Opinion: Letter to the Editor: Marmota Farm: Improving Inevitable

Good site planning is something nobody notices because things look as if they had always been there; bad planning is apparent, ugly and, unfortunately, permanent. There are enough recent examples of the latter to cause us all to care about the upcoming development of Marmota Farms.

The existing plan, laid out many years ago, will require the total devastation of the meadows and trees and hedgerows that stretch along Georgetown Pike, helping to maintain the semi-rural feel that residents and visitors prize. It will level and strip the existing topography, replacing it with a long dam, "dry pond" and three acres of new asphalt, and big houses with their backs turned toward the historic road. The rolling hills will be scraped away, destroying the view shed from the historic district, bounded by the old schoolhouse, Grange and several farmhouses that now line the pike at the Eastern entrance to our town.This landscape will be replaced with 11 houses squeezed onto the land in the only arrangement that would satisfy the zoning laws of 2005.
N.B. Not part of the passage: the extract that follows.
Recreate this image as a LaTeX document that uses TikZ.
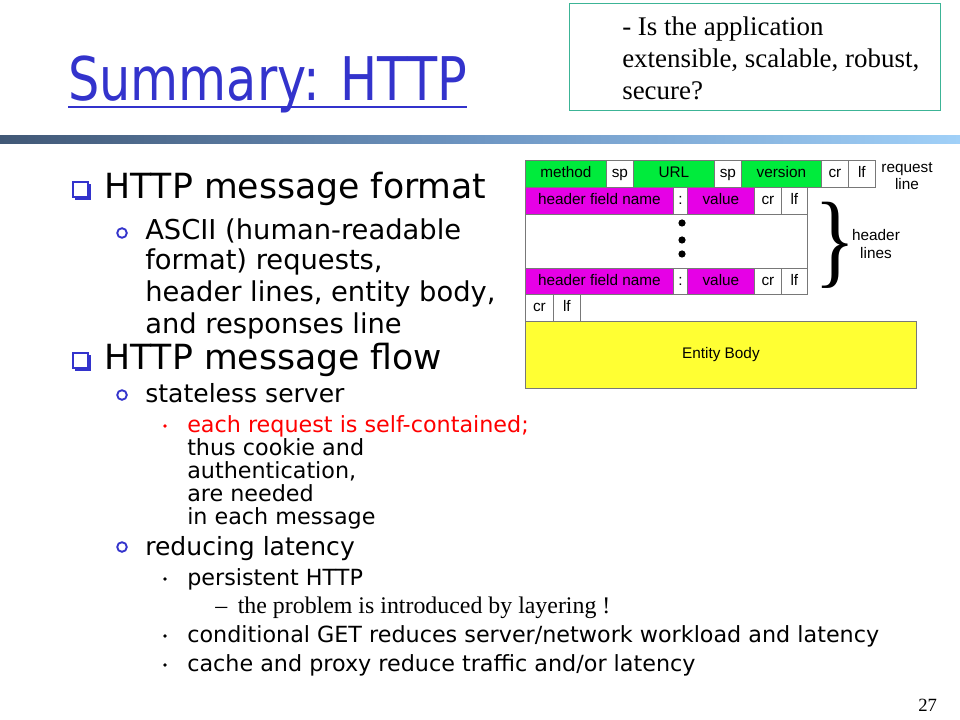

To get a feeling for what we can expect, one need only head East on Route 7 toward Tysons Corner, where Toll Brothers is building a subdivision on the former site of Hazelton Laboratories. It is the big, newly bald patch of mud on the left.

There are other, more sensitive possibilities for the development of the land (see John Colby's Connection article of July 10, 2019) which could largely preserve the beauty and feel the eastern entrance to the village, causing less density and destruction.

We can hope that Toll Brothers doesn't really want to build an unattractive "product," but we need to make them aware that the citizens of Great Falls will want this beloved property to be reworked in a way that we can all be proud of, one that might require a few less lots, but with more intrinsic value to everyone, including the buyers of their homes.

There has always been another option for this property, one which we citizens ourselves could have been working toward during the decade or so this property was on the market (if we hadn't all been simply hoping it wouldn't sell). During the 1960s, a 336-acre tract next to the Beltway on Georgetown Pike was being sold to a builder who intended to build 309 houses. The citizens of McLean objected, electing instead to raise their own taxes to help obtain the land for Fairfax County. In 1970, it was officially purchased and became Scott's Run Nature Preserve.

Could such a thing be possible in 2020?

In any case, the Great Falls Citizens Association continues to work on this issue, hoping to preserve what it can. Join them. Let Toll Brothers and our Supervisor and VDOT know how you feel about various aspects of this project. Marmota will almost certainly be developed, one way or another. There is still time to improve the inevitable.